Tag Archives: sosaku hanga

Sosaku hanga….what the heck is that?!

Sosaku hanga means “creative prints.”  (Of course we at the Art Caravan think that all prints are creative prints.)

In the long history of Japanese printmaking, a creative ‘team’ worked together to make prints.  Up until the early 20th century, the artist designed the image, the carver prepared the wooden blocks for printing, the printer inked the blocks and produced the prints, and the publisher was the distributor.

Sosaku hanga prints are the artworks created individually, by Japanese artist. We don’t think of this as revolutionary, do we? But for the Japanese, it was an enormous shift.

Many influences led to the sosaku hanga art movement.  As Japan opened up to the outside world in the Meiji Period (1868-1912), the artists were exposed to Western ideas.  The ideas of ‘self’ and individualism became possibilities. They saw that successful artists could, and did, produce their artwork from start to finish.

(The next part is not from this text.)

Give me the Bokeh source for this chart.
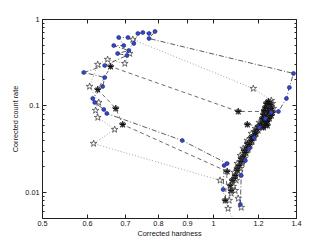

The Art Gallery of Greater Victoria recently had a show  Sosaku Hanga: Japan’s Creative Print Movement.  Who knew that they have one of the largest collections of sosaku hanga print collections in the world?  It was a very good show, with a wide variety of work.

 

Toko Shinoda

 

Recognize this artist?

Yes!  It’s Toko Shinoda, the Japanese artist I wrote about in the previous blog entry. This is a lithograph she made in 1983, when she was seventy years old. It’s called Arrived Wind.